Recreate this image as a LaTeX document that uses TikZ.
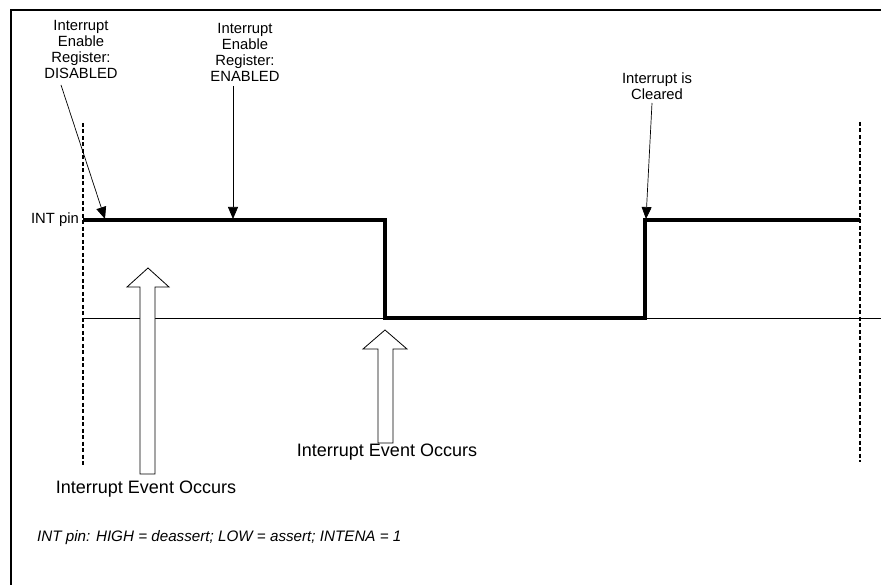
\documentclass[tikz,border=0pt]{standalone}
\usepackage{fontspec}
\setmainfont{Liberation Sans}
\usetikzlibrary{arrows.meta}
\tikzset{
  note/.style={align=center, inner sep=0pt, font=\fontsize{14.8}{16}\selectfont},
  event/.style={inner sep=0pt, font=\fontsize{18}{20}\selectfont},
  pointer/.style={-{Triangle[length=12pt,width=10pt]}, line width=0.7pt},
  signal/.style={line width=3.6pt, line join=miter},
  marker/.style={line width=1.3pt, dash pattern=on 4pt off 2.5pt},
  hollow/.style={draw, fill=white, line width=0.8pt}
}
\begin{document}
\begin{tikzpicture}[x=1pt, y=-1pt]
  \useasboundingbox (0,0) rectangle (881,585);
  % frame
  \draw[line width=2pt] (11,585) -- (11,10) -- (881,10);

  % time markers and base level
  \draw[marker] (83,123) -- (83,465);
  \draw[marker] (860,122) -- (860,462);
  \draw[line width=0.8pt] (83,318) -- (881,318);

  % INT pin waveform
  \node[note, anchor=east] (pin) at (79,220) {INT pin};
  \coordinate (hi1) at (83,220);
  \coordinate (fall) at (385,220);
  \coordinate (lo1) at (385,318);
  \coordinate (rise) at (645,318);
  \coordinate (hi2) at (645,220);
  \coordinate (hi3) at (860,220);
  \draw[signal] (hi1) -- (fall) -- (lo1) -- (rise) -- (hi2) -- (hi3);

  % labels above the waveform
  \node[note] (dis) at (81,49) {Interrupt\\Enable\\Register:\\DISABLED};
  \node[note] (ena) at (245,52) {Interrupt\\Enable\\Register:\\ENABLED};
  \node[note] (clr) at (657,86) {Interrupt is\\Cleared};
  \coordinate (disfrom) at (61,85);
  \coordinate (disto) at (105,219);
  \coordinate (enafrom) at (233,86);
  \coordinate (enato) at (233,219);
  \coordinate (clrfrom) at (652,103);
  \coordinate (clrto) at (646,219);
  \draw[pointer] (disfrom) -- (disto);
  \draw[pointer] (enafrom) -- (enato);
  \draw[pointer] (clrfrom) -- (clrto);

  % interrupt events
  \draw[hollow] (148,268) -- (169,287) -- (155,287) -- (155,474)
    -- (140,474) -- (140,287) -- (127,287) -- cycle;
  \draw[hollow] (385,330) -- (407,349) -- (393,349) -- (393,443)
    -- (378,443) -- (378,349) -- (363,349) -- cycle;
  \node[event] (ev1) at (146,489) {Interrupt Event Occurs};
  \node[event] (ev2) at (387,452) {Interrupt Event Occurs};

  % footnote
  \node[note, anchor=west, font=\fontsize{15.2}{17}\selectfont\itshape] (foot) at (37,538)
    {INT pin: HIGH = deassert; LOW = assert; INTENA = 1};
\end{tikzpicture}
\end{document}
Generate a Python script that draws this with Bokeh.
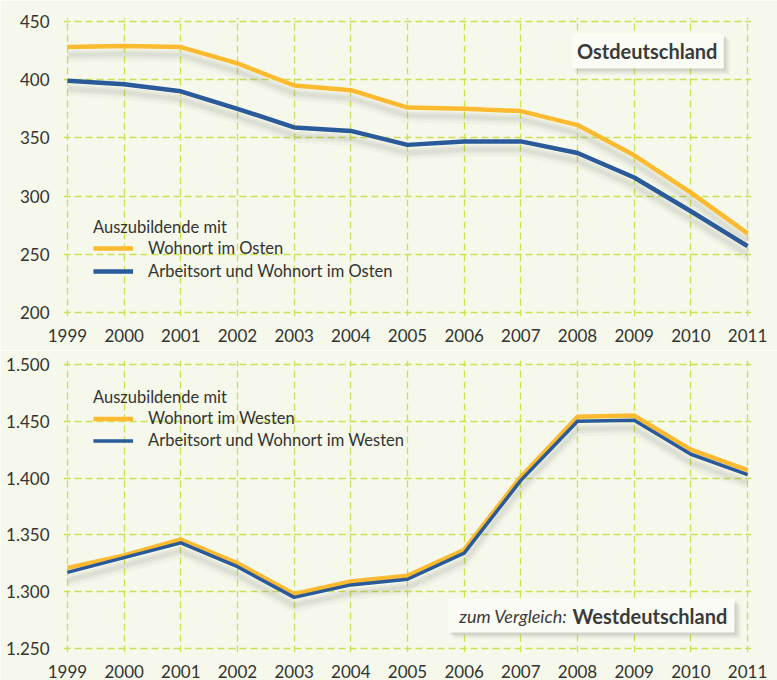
from bokeh.plotting import figure
from bokeh.layouts import column
from bokeh.models import (Legend, LegendItem, FixedTicker, BoxAnnotation, Label,
                          CustomJSTickFormatter)
from bokeh.embed import file_html
from bokeh.resources import INLINE

# ---- data ----
years = [1999, 2000, 2001, 2002, 2003, 2004, 2005, 2006, 2007, 2008, 2009, 2010, 2011]
ost_wohnort = [428, 429, 428, 414, 395, 391, 376, 375, 373, 361, 335, 303, 268]
ost_arbeit_wohn = [399, 396, 390, 375, 359, 356, 344, 347, 347, 337, 316, 287, 257]
west_wohnort = [1321, 1332, 1346, 1325, 1298, 1309, 1314, 1337, 1401, 1454, 1455, 1425, 1407]
west_arbeit_wohn = [1317, 1330, 1343, 1322, 1295, 1306, 1311, 1334, 1398, 1450, 1451, 1421, 1403]

ost_ticks = [200, 250, 300, 350, 400, 450]
west_ticks = [1250, 1300, 1350, 1400, 1450, 1500]

BG = "#F5F8EA"
GRID = "#CDE052"
ORANGE = "#FBBA30"
BLUE = "#2A5A9A"
TXT = "#333333"
FONT = "Lato"

W = 777


def base_fig(height, yr, yticks, border_top, border_bottom, fmt=None):
    p = figure(width=W, height=height, output_backend="svg", toolbar_location=None,
               x_range=(1998.93, 2011.07), y_range=yr,
               min_border_left=63, min_border_right=26,
               min_border_top=border_top, min_border_bottom=border_bottom,
               background_fill_color=BG, border_fill_color=BG)
    p.outline_line_color = None
    p.xaxis.ticker = FixedTicker(ticks=years)
    p.yaxis.ticker = FixedTicker(ticks=yticks)
    if fmt is not None:
        p.yaxis.formatter = fmt
    for ax in (p.xaxis, p.yaxis):
        ax.axis_line_color = None
        ax.major_tick_line_color = None
        ax.minor_tick_line_color = None
        ax.major_label_text_font = FONT
        ax.major_label_text_font_size = "17px"
        ax.major_label_text_color = TXT
    p.xaxis.major_label_standoff = 6
    p.yaxis.major_label_standoff = 8
    for g in (p.xgrid, p.ygrid):
        g.grid_line_color = GRID
        g.grid_line_dash = "7 4"
        g.grid_line_width = 1.3
    return p


def add_shadow(p, xs, ys, px_per_unit):
    for off, w, a in ((9, 12, 0.04), (8, 8, 0.05), (8, 4, 0.06)):
        p.line(xs, [v - off / px_per_unit for v in ys], line_color="#555555",
               line_width=w, line_alpha=a, line_join="round")


def add_box(p, left, right, bottom, top, ppx, ppy):
    for d, a in ((6, 0.07), (4, 0.09), (2, 0.11)):
        p.add_layout(BoxAnnotation(left=left + d / ppx, right=right + d / ppx,
                                   bottom=bottom - d / ppy, top=top - d / ppy,
                                   fill_color="#666666", fill_alpha=a, line_color=None,
                                   level="overlay"))
    p.add_layout(BoxAnnotation(left=left, right=right, bottom=bottom, top=top,
                               fill_color="#FBFCF6", fill_alpha=1.0, line_color=None,
                               level="overlay"))


def make_legend(items, loc, standoff, gh, sp):
    return Legend(items=items, location=loc, title="Auszubildende mit",
                  title_text_font=FONT, title_text_font_size="16.5px",
                  title_text_font_style="normal", title_text_color=TXT,
                  title_standoff=standoff,
                  label_text_font=FONT, label_text_font_size="16.5px", label_text_color=TXT,
                  glyph_width=40, glyph_height=gh, label_height=gh, label_standoff=15,
                  spacing=sp, padding=0, margin=0,
                  background_fill_alpha=0, border_line_color=None)


ppx = 680 / 12.0

# ---------------- top: Ostdeutschland ----------------
ppy1 = 291 / 250.0
p1 = base_fig(350, (196.6, 453.4), ost_ticks, 17, 34)
add_shadow(p1, years, ost_wohnort, ppy1)
add_shadow(p1, years, ost_arbeit_wohn, ppy1)
r1 = p1.line(years, ost_wohnort, line_color=ORANGE, line_width=4.5, line_join="round")
r2 = p1.line(years, ost_arbeit_wohn, line_color=BLUE, line_width=4.5, line_join="round")

add_box(p1, 2007.91, 2010.58, 409.6, 439.7, ppx, ppy1)
p1.add_layout(Label(x=2009.23, y=424.2, text="Ostdeutschland", text_font=FONT,
                    text_font_size="20px", text_font_style="bold", text_color="#3A3A3A",
                    text_align="center", text_baseline="middle", level="overlay"))

p1.add_layout(make_legend(
    [LegendItem(label="Wohnort im Osten", renderers=[r1]),
     LegendItem(label="Arbeitsort und Wohnort im Osten", renderers=[r2])],
    (30, 35), 1, 20, 3))

# ---------------- bottom: Westdeutschland ----------------
ppy2 = 285 / 250.0
fmt = CustomJSTickFormatter(code="""
    const s = Math.round(tick).toString();
    return s.length > 3 ? s.slice(0, s.length - 3) + '.' + s.slice(-3) : s;
""")
p2 = base_fig(330, (1246.5, 1503.5), west_ticks, 10, 27, fmt)
add_shadow(p2, years, west_arbeit_wohn, ppy2)
r3 = p2.line(years, west_wohnort, line_color=ORANGE, line_width=4.5, line_join="round")
r4 = p2.line(years, west_arbeit_wohn, line_color=BLUE, line_width=3.5, line_join="round")

add_box(p2, 2005.71, 2010.77, 1264.0, 1293.9, ppx, ppy2)
p2.add_layout(Label(x=2007.82, y=1278.2, text="zum Vergleich:", text_font=FONT,
                    text_font_size="18px", text_font_style="italic", text_color="#3A3A3A",
                    text_align="right", text_baseline="middle", level="overlay"))
p2.add_layout(Label(x=2007.91, y=1279.0, text="Westdeutschland", text_font=FONT,
                    text_font_size="20px", text_font_style="bold", text_color="#3A3A3A",
                    text_align="left", text_baseline="middle", level="overlay"))

p2.add_layout(make_legend(
    [LegendItem(label="Wohnort im Westen", renderers=[r3]),
     LegendItem(label="Arbeitsort und Wohnort im Westen", renderers=[r4])],
    (30, 202), 1, 19, 2))

layout = column(p1, p2, spacing=0)
open("out.html", "w").write(file_html(layout, INLINE))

What you need to do: Reproduce, word for word, only the lines in the records above from the line with "Generate a Python" through the line with "from bokeh.resources import INLINE", including both ends; omit the pictures.

Answer for this exercise:
Generate a Python script that draws this with Bokeh.
from bokeh.plotting import figure
from bokeh.layouts import column
from bokeh.models import (Legend, LegendItem, FixedTicker, BoxAnnotation, Label,
                          CustomJSTickFormatter)
from bokeh.embed import file_html
from bokeh.resources import INLINE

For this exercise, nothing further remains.